* _EXERCISE DIRECTIONS_
The listing below holds pictures; exclude them. Return exactly the lines from the one with "Write a Python" through the one with "from matplotlib.lines import Line2D".

* _INPUT MATERIAL_
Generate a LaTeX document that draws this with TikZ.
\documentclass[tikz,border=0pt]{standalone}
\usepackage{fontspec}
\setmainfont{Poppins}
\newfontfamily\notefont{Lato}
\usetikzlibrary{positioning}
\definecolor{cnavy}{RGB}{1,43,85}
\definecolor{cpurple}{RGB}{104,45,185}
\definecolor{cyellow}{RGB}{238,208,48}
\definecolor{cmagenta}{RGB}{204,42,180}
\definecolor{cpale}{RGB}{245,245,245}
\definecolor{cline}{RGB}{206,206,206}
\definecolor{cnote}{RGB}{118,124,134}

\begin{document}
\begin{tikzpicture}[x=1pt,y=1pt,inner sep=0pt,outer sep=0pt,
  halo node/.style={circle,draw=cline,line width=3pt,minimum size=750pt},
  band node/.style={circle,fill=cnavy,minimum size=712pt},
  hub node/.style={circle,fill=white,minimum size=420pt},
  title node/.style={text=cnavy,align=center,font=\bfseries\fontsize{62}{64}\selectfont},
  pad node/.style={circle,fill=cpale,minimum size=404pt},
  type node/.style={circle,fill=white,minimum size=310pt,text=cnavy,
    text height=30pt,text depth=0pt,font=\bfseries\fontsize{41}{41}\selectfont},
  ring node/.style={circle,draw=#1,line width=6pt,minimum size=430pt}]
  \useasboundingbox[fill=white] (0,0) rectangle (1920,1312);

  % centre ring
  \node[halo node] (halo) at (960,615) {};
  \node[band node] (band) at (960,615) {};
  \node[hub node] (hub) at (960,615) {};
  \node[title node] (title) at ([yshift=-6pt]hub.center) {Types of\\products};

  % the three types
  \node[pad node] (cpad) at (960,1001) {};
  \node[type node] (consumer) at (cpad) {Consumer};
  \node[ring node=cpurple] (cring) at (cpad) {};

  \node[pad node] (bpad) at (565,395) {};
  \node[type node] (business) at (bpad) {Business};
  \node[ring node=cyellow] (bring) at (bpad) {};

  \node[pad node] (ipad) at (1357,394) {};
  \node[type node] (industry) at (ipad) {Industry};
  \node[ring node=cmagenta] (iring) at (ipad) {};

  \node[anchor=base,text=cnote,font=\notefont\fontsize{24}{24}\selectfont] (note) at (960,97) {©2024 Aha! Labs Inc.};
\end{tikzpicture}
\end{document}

---

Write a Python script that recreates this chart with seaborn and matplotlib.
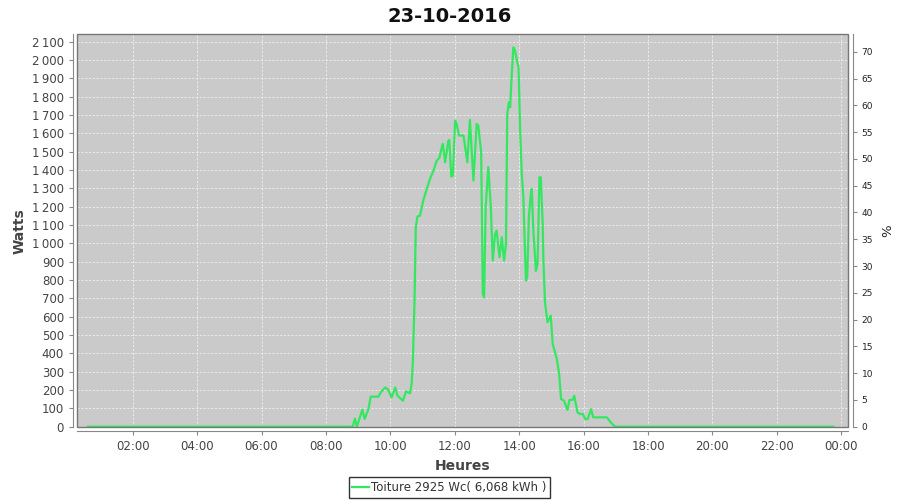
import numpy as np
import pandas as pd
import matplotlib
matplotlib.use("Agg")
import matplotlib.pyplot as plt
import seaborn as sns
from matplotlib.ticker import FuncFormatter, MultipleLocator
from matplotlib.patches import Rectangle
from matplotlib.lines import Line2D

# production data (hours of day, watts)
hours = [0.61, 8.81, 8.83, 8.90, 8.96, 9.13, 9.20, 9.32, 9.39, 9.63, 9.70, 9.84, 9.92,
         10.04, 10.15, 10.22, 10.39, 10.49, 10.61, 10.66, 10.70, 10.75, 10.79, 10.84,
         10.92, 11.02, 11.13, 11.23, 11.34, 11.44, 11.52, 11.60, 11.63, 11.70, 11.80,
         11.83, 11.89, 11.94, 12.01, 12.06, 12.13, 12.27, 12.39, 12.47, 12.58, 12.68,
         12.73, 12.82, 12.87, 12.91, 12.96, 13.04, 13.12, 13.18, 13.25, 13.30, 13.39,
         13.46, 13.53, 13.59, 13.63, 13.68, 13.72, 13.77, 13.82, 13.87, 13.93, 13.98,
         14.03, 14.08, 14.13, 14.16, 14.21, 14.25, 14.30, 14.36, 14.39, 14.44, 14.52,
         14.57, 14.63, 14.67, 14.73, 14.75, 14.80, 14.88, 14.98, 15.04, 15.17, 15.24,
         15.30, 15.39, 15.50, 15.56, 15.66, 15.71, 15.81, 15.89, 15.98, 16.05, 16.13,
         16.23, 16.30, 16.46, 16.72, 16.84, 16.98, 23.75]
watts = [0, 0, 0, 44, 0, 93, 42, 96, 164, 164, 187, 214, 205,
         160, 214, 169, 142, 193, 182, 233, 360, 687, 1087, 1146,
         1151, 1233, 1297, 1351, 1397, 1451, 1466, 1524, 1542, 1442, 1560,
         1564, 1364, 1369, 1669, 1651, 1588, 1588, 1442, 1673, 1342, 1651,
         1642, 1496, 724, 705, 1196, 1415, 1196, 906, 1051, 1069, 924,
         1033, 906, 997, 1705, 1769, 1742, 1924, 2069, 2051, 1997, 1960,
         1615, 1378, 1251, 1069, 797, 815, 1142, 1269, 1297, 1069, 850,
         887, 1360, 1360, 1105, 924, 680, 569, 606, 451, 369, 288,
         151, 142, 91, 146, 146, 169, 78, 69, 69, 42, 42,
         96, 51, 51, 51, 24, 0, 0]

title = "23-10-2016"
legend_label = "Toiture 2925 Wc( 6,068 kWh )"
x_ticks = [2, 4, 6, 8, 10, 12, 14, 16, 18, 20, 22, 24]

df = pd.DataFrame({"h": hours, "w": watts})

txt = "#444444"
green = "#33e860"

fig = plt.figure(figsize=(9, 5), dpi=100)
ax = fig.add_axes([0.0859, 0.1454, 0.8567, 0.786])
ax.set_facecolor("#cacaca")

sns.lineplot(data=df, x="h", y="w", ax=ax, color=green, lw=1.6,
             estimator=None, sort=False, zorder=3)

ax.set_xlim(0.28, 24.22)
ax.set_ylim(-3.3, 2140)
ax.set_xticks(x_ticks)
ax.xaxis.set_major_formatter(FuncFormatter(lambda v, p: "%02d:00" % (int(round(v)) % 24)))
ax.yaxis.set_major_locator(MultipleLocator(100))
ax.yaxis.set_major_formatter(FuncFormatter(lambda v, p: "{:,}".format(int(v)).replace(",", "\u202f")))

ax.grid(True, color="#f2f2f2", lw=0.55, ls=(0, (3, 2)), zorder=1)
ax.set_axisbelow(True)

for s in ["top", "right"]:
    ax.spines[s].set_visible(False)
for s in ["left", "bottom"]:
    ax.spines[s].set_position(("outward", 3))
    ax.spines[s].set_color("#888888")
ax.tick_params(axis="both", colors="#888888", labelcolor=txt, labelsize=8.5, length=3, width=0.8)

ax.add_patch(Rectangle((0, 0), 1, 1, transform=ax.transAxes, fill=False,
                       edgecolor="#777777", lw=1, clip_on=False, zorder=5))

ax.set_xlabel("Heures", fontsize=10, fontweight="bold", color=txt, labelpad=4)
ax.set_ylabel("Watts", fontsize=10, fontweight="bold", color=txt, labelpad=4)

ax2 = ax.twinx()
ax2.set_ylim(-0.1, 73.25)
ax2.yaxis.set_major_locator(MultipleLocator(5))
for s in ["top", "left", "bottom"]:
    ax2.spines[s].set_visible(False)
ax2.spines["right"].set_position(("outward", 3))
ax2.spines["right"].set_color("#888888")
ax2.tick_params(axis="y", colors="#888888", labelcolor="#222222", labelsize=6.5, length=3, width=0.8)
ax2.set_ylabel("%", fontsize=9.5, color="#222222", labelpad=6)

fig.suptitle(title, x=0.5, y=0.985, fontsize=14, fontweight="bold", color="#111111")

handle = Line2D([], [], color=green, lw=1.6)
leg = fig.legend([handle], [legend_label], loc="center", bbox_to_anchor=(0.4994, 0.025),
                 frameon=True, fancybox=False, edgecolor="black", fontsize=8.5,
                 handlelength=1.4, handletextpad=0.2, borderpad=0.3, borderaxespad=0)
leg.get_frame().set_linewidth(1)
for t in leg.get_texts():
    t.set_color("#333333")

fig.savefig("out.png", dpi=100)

* _OUTPUT_
Write a Python script that recreates this chart with seaborn and matplotlib.
import numpy as np
import pandas as pd
import matplotlib
matplotlib.use("Agg")
import matplotlib.pyplot as plt
import seaborn as sns
from matplotlib.ticker import FuncFormatter, MultipleLocator
from matplotlib.patches import Rectangle
from matplotlib.lines import Line2D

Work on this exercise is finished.